Por Cynthia Rimsky
Éramos dos escritoras que visitaríamos una escuela básica de niñas en el sur, en el marco de un encuentro de escritores. Algo pasó y, en vez de leer juntas en la biblioteca, me encontré sola, ante un curso de adolescentes expectantes con la visita de la escritora de Santiago. Para ganar tiempo, les pregunté por qué les gustaba leer. Dijeron que la lectura les permitía vivir otras vidas, imaginar que eran otras. Les pregunté qué vidas y contestaron mayoritariamente que las de Harry Potter y sus amigos. La profesora, con el pelo teñido rubio, simuló ordenar unos papeles.
Uno de los muros de la sala estaba cruzado por una ventana; pregunté a las jovencitas si miraban a través de ella.
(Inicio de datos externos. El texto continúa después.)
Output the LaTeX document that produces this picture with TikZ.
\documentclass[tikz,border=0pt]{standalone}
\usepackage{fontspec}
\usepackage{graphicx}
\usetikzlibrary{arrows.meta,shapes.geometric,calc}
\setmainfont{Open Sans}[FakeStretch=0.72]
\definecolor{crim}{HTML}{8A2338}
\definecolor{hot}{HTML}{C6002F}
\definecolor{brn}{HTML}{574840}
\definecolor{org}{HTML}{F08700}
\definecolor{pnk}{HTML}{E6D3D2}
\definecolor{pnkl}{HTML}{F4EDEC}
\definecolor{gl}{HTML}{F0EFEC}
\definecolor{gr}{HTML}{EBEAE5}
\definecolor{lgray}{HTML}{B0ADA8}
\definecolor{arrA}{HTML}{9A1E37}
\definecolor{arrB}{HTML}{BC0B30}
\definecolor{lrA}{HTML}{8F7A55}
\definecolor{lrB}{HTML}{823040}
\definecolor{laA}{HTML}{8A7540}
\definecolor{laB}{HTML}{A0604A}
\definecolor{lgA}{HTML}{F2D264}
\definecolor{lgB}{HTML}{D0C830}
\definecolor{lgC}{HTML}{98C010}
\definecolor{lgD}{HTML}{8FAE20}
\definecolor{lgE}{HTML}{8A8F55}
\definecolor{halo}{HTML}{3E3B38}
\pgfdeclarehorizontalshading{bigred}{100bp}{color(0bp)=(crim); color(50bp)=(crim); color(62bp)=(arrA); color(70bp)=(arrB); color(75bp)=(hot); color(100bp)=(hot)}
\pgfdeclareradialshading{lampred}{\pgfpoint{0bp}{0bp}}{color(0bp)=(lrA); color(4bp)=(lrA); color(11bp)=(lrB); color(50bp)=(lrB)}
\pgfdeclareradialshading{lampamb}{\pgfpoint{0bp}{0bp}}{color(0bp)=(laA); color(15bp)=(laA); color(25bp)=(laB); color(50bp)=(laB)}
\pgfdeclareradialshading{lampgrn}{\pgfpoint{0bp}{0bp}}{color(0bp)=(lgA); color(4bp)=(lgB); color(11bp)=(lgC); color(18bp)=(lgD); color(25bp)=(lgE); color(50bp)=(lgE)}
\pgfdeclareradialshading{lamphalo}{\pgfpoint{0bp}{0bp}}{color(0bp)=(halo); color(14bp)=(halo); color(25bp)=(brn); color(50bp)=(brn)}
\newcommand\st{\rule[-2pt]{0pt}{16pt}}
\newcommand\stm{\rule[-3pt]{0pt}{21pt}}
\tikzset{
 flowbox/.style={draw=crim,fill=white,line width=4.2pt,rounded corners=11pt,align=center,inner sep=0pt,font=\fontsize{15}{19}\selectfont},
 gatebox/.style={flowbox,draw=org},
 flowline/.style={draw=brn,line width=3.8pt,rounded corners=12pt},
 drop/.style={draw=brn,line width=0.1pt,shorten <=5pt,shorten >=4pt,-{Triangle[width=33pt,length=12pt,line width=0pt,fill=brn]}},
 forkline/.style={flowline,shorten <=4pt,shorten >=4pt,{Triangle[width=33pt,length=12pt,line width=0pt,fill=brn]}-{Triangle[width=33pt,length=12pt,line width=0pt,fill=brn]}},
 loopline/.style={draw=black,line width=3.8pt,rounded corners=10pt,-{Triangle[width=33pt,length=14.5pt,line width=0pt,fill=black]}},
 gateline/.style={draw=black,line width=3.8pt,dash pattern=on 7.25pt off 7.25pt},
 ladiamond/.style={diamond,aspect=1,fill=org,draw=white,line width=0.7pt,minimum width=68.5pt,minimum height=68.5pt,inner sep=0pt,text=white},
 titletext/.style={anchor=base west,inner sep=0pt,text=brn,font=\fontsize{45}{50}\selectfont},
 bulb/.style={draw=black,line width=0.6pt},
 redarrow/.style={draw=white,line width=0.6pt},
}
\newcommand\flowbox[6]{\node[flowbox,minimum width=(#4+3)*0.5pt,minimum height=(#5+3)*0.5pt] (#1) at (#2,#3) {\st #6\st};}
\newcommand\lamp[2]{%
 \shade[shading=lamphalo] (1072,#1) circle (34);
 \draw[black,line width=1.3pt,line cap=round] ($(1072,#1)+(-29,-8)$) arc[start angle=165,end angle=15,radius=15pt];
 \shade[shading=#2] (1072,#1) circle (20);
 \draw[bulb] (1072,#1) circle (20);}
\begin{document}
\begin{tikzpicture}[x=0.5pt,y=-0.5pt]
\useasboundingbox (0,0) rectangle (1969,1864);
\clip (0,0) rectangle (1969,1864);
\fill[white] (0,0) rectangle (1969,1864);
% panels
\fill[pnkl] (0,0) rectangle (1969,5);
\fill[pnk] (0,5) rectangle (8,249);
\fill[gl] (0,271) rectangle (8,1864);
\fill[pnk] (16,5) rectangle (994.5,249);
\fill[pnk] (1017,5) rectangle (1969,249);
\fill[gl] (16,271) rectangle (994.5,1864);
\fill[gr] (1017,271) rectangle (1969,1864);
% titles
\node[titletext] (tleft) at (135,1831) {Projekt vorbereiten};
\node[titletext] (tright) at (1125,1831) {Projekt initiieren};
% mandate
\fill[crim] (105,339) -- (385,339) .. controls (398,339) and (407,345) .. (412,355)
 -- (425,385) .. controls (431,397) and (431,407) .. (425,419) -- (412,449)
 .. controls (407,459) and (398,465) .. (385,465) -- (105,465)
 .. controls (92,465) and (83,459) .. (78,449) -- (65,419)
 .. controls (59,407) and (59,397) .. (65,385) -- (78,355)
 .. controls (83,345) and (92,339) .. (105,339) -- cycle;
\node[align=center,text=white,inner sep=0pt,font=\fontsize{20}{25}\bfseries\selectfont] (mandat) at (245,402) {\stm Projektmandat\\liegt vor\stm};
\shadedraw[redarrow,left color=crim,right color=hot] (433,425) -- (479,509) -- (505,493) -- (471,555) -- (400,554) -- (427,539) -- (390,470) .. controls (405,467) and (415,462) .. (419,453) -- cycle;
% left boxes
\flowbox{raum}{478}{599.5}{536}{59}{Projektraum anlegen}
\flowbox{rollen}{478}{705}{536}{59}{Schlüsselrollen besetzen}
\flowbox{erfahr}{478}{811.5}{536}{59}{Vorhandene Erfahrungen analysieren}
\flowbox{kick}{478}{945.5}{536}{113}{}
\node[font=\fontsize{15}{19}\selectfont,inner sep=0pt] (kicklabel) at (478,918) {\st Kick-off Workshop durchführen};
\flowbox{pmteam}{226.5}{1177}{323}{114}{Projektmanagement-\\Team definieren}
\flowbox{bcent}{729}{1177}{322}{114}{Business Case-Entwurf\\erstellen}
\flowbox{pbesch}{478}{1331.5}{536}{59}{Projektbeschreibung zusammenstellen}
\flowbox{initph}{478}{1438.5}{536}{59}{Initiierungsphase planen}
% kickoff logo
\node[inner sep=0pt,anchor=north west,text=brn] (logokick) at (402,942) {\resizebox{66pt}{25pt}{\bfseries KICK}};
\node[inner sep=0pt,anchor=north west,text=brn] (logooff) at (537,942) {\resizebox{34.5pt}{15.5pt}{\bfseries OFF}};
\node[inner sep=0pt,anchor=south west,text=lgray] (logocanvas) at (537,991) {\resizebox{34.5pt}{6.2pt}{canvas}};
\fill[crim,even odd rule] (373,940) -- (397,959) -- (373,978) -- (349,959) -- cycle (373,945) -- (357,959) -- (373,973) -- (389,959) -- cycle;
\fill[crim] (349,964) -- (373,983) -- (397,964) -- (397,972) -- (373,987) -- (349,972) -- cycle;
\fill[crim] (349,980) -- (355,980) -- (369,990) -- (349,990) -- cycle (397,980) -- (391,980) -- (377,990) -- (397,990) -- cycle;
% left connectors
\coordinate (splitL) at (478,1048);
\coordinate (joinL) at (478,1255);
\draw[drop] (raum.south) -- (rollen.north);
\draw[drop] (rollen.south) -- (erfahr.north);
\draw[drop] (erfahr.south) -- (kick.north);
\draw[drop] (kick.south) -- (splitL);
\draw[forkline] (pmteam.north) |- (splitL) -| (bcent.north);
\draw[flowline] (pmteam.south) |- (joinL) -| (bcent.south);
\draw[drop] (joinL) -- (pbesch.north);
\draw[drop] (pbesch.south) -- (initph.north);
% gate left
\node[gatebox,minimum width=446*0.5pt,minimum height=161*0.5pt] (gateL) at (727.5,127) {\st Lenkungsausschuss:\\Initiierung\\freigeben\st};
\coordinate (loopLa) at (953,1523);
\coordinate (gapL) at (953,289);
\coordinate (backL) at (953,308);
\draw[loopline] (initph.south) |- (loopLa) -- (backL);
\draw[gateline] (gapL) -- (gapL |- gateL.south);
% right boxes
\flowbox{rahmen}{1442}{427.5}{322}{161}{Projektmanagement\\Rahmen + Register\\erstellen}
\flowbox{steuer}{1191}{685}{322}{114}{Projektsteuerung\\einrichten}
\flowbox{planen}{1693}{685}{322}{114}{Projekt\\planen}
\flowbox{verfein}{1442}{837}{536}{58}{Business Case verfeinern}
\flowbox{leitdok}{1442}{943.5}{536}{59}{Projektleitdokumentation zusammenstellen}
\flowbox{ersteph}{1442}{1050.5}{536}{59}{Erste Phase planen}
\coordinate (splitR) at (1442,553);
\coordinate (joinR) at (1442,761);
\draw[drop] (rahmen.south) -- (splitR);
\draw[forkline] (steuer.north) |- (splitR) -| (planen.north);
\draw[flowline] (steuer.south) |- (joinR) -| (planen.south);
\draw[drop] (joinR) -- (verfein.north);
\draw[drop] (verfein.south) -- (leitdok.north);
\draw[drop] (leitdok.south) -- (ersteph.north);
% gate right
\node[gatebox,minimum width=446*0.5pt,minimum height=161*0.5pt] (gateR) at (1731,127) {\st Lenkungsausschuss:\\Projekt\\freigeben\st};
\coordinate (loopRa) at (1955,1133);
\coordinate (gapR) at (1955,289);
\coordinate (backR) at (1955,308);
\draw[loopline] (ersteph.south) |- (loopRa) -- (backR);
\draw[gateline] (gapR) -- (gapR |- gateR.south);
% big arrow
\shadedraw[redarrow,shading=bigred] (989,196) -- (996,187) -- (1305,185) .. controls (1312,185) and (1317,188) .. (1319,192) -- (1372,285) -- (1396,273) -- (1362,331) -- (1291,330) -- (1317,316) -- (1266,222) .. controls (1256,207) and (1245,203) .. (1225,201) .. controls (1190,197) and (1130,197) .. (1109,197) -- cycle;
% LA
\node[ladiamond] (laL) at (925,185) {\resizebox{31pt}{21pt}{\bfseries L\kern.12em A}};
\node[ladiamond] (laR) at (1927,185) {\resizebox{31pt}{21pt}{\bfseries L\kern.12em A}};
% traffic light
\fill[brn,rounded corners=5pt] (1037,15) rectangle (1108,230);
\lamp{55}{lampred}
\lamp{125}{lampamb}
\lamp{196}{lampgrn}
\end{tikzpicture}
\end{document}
Todas levantaron la mano. Por supuesto, cuando se aburrían de escuchar al profesor, miraban por la ventana el edificio del frente; a la mujer que salía a regar las plantas al balcón, al hombre que se afeitaba… Desde la otra esquina, la profesora pareció preguntarme: ¿Y?, ¿cuándo viene la escritora?
Quise saber a qué hora regaba la mujer, si las plantas crecían, si vivía sola o acompañada, por quiénes. Las jovencitas no se lo habían preguntado. La profesora barrió con su mirada la ventana. Les pedí que hicieran el ejercicio de escribir 15 recuerdos de una experiencia que hubiesen vivido. La profesora se acercó: no quería perderse lo mío, pero sentía tantos deseos de escuchar a la otra escritora. Le di permiso para salir y me acerqué a la ventana a ver si aparecía la señora que regaba.
Las historias que las jovencitas escribieron eran bellas porque eran sentidas; la muerte del gato, un castigo, la discusión con una amiga, una tarde de lluvia. La profesora volvió con los ojos iluminados. “Escuché poemas en mapudungun”. ¿Y usted sabe mapudungún?, le pregunté. “No, pero sonaba tan bonito, me transporté a otro mundo”. Y, al escuchar las experiencias escritas por sus alumnas, las reprendió: “Demasiado tristes, ¿por qué tanta tristeza?, tienen que escribir de otras cosas”.
Las jóvenes callaron.
El silencio me transportó a mi infancia. Cuando volví, convertida en una escritora de 48 años, desmentí a la profesora y pedí a las jóvenes que continuaran leyendo. Levantándose de la silla, una dijo: “A mi me pasó que al leer lo que escribí, sentí que no era yo la que había vivido eso, sino otra persona”.
Sonó el timbre. La profesora me agradeció haberle mostrado un ejercicio que le serviría para su clase. “Es de George Pérec, un escritor francés que enseña a observar lo infraordinario”, le expliqué. “Claro”, dijo, desapareciendo con el libro de asistencia. Cuando hubo salido, se acercaron dos estudiantes, querían decirme que antes de mi visita no sabían que sus vidas podían escribirse y convertirse en historia: “Usted nos cambió la manera de mirar”.